Anthropic, the company behind the Claude chatbot, said on June 1 that it had confidentially submitted a draft registration statement on Form S-1 to the US Securities and Exchange Commission, the first formal step toward an initial public offering. "This gives us the option to go public after the SEC completes its review," the company said, adding that any listing "will depend on market conditions and other factors."
The numbers behind the filing
The move follows a $65 billion funding round announced the previous week that, according to reporting, valued the company at around $965 billion. Anthropic's annualised revenue from Claude subscriptions has been reported at about $47 billion, a remarkable climb for a business only a few years old. The company stressed that the number and price of shares "have not yet been set."

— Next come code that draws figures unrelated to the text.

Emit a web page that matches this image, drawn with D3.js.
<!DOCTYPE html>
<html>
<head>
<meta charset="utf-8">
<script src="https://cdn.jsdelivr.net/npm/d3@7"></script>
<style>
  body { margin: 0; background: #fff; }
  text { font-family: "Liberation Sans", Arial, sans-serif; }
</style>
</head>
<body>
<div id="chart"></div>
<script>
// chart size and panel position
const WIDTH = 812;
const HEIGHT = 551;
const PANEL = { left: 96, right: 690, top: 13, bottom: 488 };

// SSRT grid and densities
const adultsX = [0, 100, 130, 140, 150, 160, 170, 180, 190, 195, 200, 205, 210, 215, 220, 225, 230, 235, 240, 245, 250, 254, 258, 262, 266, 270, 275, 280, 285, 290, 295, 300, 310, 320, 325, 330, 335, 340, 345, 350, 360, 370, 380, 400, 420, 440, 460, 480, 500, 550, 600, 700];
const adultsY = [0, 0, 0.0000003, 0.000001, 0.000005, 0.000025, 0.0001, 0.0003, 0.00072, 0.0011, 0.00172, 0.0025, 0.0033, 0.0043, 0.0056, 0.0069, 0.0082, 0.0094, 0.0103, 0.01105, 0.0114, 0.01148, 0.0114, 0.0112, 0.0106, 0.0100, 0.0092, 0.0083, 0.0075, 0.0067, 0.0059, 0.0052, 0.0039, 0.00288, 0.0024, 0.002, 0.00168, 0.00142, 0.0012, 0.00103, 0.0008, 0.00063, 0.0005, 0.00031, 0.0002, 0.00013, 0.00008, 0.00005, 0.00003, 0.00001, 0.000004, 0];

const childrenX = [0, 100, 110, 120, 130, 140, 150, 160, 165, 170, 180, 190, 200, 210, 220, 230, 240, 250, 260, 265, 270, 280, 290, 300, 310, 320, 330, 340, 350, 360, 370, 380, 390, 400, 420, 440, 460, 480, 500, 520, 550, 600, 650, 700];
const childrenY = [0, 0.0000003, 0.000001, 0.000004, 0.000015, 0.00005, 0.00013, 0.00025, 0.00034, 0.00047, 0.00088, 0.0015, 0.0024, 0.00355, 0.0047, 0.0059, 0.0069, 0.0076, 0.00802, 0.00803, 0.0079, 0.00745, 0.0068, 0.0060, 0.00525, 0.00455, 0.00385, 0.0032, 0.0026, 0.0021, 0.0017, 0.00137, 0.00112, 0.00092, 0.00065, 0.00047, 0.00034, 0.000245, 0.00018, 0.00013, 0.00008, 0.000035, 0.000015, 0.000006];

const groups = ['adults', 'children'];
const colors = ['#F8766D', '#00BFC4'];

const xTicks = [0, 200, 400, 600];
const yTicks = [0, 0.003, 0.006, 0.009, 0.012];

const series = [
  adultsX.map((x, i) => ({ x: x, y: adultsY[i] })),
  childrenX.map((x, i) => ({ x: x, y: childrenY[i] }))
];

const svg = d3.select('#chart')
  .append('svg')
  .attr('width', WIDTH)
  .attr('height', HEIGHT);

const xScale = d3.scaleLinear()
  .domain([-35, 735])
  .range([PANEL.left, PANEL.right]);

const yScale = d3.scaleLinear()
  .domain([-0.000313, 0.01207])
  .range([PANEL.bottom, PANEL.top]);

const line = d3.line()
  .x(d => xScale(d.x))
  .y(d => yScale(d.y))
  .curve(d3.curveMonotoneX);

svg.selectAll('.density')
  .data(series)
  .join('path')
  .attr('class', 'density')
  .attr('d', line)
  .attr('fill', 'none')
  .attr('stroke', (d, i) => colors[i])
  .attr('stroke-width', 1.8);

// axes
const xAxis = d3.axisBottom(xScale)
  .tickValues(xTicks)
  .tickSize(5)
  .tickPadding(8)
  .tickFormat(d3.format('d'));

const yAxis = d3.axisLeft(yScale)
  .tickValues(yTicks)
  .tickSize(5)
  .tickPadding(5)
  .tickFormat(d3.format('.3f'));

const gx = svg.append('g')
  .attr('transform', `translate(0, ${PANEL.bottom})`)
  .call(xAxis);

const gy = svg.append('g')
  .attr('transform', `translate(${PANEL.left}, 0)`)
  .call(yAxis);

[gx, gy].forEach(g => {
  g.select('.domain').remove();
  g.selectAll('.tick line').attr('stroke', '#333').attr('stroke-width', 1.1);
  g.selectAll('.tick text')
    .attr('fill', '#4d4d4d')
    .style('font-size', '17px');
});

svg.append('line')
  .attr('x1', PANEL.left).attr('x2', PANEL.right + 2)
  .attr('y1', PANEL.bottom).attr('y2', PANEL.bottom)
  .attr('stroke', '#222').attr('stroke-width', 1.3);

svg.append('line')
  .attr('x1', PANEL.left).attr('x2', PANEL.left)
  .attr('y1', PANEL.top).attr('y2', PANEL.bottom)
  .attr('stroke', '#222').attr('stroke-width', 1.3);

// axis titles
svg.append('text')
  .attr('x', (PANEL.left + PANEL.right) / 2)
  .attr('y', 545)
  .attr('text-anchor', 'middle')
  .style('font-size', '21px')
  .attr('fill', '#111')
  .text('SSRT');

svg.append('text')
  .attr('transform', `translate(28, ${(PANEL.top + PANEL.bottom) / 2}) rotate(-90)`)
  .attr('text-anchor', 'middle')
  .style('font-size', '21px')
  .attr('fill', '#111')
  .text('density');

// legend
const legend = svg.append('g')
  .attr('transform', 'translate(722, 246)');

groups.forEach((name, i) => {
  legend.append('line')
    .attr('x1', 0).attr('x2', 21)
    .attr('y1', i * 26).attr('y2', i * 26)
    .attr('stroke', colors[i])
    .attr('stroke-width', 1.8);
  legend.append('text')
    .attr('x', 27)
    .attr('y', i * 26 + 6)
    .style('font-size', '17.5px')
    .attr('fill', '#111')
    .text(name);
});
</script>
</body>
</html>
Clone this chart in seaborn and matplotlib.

A race to the public markets
Anthropic is not alone. Analysts describe a forming wave of AI listings, with rival OpenAI widely expected to weigh its own IPO and Elon Musk's xAI also reported to be preparing. "This has turned into a race to reach public markets over the coming months," one analyst said.
Why it matters for workers
A listing would force unprecedented disclosure about how much money frontier AI actually makes, and on what. For anyone watching the labour market, those filings could become some of the clearest evidence yet of whether the technology reshaping their jobs is a durable business or an expensive bet.
Public companies also face quarterly pressure to show returns, which tends to accelerate the automation and efficiency drives already reshaping headcount across the firms that buy their tools. The mechanics of the AI economy, in other words, are about to become a lot more visible.